Just days before Christmas, real-life Grinches have been swiping toys and donations meant for struggling families, turning generous charity drives into crime scenes. From stolen trailers filled with gifts to burglars rifling donation boxes in office lobbies, these brazen thefts are happening across the country while Americans hustle to help their neighbors.

In Burbank, police say surveillance footage showed a food delivery driver stuffing toys from a Toys-for-Tots donation box into an insulated bag, and investigators recovered many of the missing items after making an arrest. That arrest should be a wake-up call: when we catch these thieves, we must prosecute them and make clear there will be no sympathy for people who steal from children.

In New Jersey, a nonprofit had locks cut and hundreds of toys taken from a trailer holding gifts for more than 600 children, leaving volunteers scrambling to replace what was stolen.
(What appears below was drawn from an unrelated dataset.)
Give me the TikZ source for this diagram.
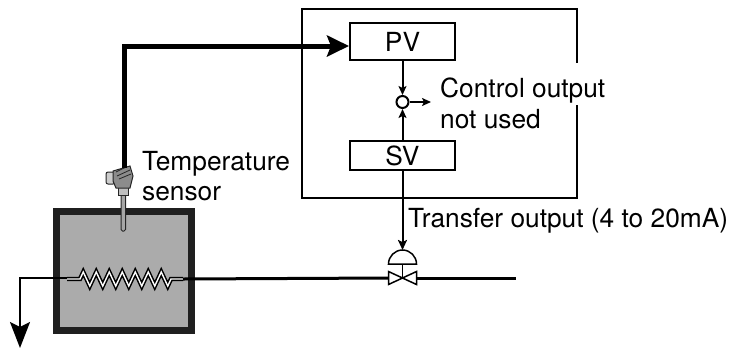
\documentclass[tikz,border=0pt]{standalone}
\usepackage{fontspec}
\setmainfont{TeX Gyre Heros}
\usetikzlibrary{arrows.meta}
\begin{document}
\begin{tikzpicture}[x=1pt,y=-1pt,
  txt/.style={font=\fontsize{26.3}{31}\selectfont},
  lbl/.style={txt,anchor=base west,inner sep=0pt},
  valbox/.style={txt,draw,line width=2pt,rectangle,minimum width=105pt,inner sep=0pt},
  frame/.style={draw,line width=2pt,rectangle,minimum width=275pt,minimum height=189pt,inner sep=0pt},
  sig/.style={line width=2pt,-{Stealth[length=9pt,width=8pt,inset=2pt]}},
  thicksig/.style={line width=5pt,-{Stealth[length=22pt,width=21pt,inset=4pt]}},
  tube/.style={line width=1.5pt,double=white,double distance=1.4pt},
  valvepart/.style={draw,line width=1.5pt,fill=white},
  sensorpart/.style={draw=black!85,line width=1pt}
]
\useasboundingbox (0,0) rectangle (736,349);

% controller frame
\node[frame] (ctrl) at (439.5,103.5) {};
\node[valbox,minimum height=37pt] (PV) at (402.5,41.5) {PV};
\node[valbox,minimum height=29pt] (SV) at (402.5,155.5) {SV};
\node[draw,circle,line width=2pt,minimum size=12pt,inner sep=0pt] (sum) at (402.5,102) {};
\coordinate (co) at (431,102);
\draw[sig] (PV.south) -- (sum.north);
\draw[sig] (SV.north) -- (sum.south);
\draw[sig] (sum.east) -- (co);
\node[lbl,fill=white,text height=34pt,text depth=8pt] (colab) at (440,97) {Control output};
\node[lbl] (nulab) at (440,128) {not used};

% tank
\draw[line width=7pt,draw=black!88,fill=black!33] (56.5,211.5) rectangle (191.5,330.5);

% coil
\coordinate (cl) at (67,279);
\coordinate (cr) at (183,279);
\draw[tube] (cl) -- (80,279) -- (83.25,272) -- (89.75,286) -- (96.25,272) -- (102.75,286)
  -- (109.25,272) -- (115.75,286) -- (122.25,272) -- (128.75,286) -- (135.25,272)
  -- (141.75,286) -- (148.25,272) -- (154.75,286) -- (161.25,272) -- (167.75,286)
  -- (171,279) -- (cr);

% outlet pipe
\coordinate (outlet) at (20,348);
\draw[line width=2pt,-{Stealth[length=26pt,width=20pt,inset=5pt]}] (67,278) -| (outlet);

% valve
\coordinate (valvetop) at (402.5,250);
\coordinate (vl) at (388.5,278);
\coordinate (vr) at (416.5,278);
\coordinate (pipeend) at (516,278);
\draw[line width=3pt] (cr) -- (vl);
\draw[line width=3pt] (vr) -- (pipeend);
\draw[line width=1.5pt] (402.5,264) -- (402.5,278);
\draw[valvepart] (388.5,264) .. controls (388.5,256.3) and (394.8,250) .. (402.5,250)
  .. controls (410.2,250) and (416.5,256.3) .. (416.5,264) -- cycle;
\draw[valvepart,line join=miter] (388.5,271.5) -- (416.5,284.5) -- (416.5,271.5) -- (388.5,284.5) -- cycle;
\draw[sig,-{Stealth[length=10pt,width=9pt,inset=2pt]}] (SV.south) -- (valvetop);
\node[lbl] (tlab) at (408,227) {Transfer output (4 to 20mA)};

% sensor
\draw[sensorpart,fill=black!35,rounded corners=1.5pt] (121,193) rectangle (125.5,231);
\draw[sensorpart,fill=black!25] (118,187) rectangle (128.5,195);
\draw[sensorpart,fill=black!20,rounded corners=2pt] (106,172) rectangle (115,184);
\draw[sensorpart,fill=black!45] (113,171) -- (130,166) -- (133,176) -- (130,188) -- (116,188) -- (113,181) -- cycle;
\draw[black!85,line width=0.8pt] (116,172) -- (126,167) (117,176) -- (130,170) (119,179) -- (131,174);
\coordinate (sensortop) at (124,168);
\draw[thicksig] (sensortop) |- ([yshift=-4.5pt]PV.west);

\node[lbl] (s1) at (142,170) {Temperature};
\node[lbl] (s2) at (142,200) {sensor};
\end{tikzpicture}
\end{document}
The community rallied to help replace the haul, but it shouldn’t fall to neighbors to pick up the pieces of a law-and-order failure that could have been prevented with better policing and stiffer consequences.

Down in Santa Maria, thieves broke windows and pried off bars to steal bikes and toys stored for distribution just days before the scheduled giveaway, leaving families who rely on those programs vulnerable. This isn’t harmless mischief — it’s a direct attack on the most vulnerable in our communities and proof that criminals have no compunction about ruining Christmas for kids.

South Florida volunteers woke up to find locks cut and hoverboards and scooters gone from a nonprofit’s truck, forcing organizers to scramble on short notice to make sure kids still got presents. These are not isolated incidents but a pattern: opportunistic thefts timed to inflict maximum harm when communities are most generous.

Even political offices and public programs aren’t immune; Toys-for-Tots donations were stolen from a Brooklyn district office, showing the scope of the problem and how brazen these thieves have become. When criminals feel emboldened enough to steal from charity drives at a lawmaker’s office, it tells you something about the failure of deterrence in too many of our cities.

This season’s spate of thefts should make conservatives and patriots across the country demand better: tougher sentences for repeat property offenders, restored authority for police to do their jobs, and a criminal-justice system that protects victims instead of coddling criminals. Compassion for the needy is one of America’s great strengths, but compassion must be backed by common-sense law enforcement that preserves public order.

Churches, charities, and volunteers who carry the load for needy families deserve protection, not pity for the thieves who target their work. If lawmakers won’t act, communities must organize watch programs, secure storage, and insist on accountability — because protecting Christmas for children is a duty, and we won’t surrender our neighborhoods or our values to lawlessness.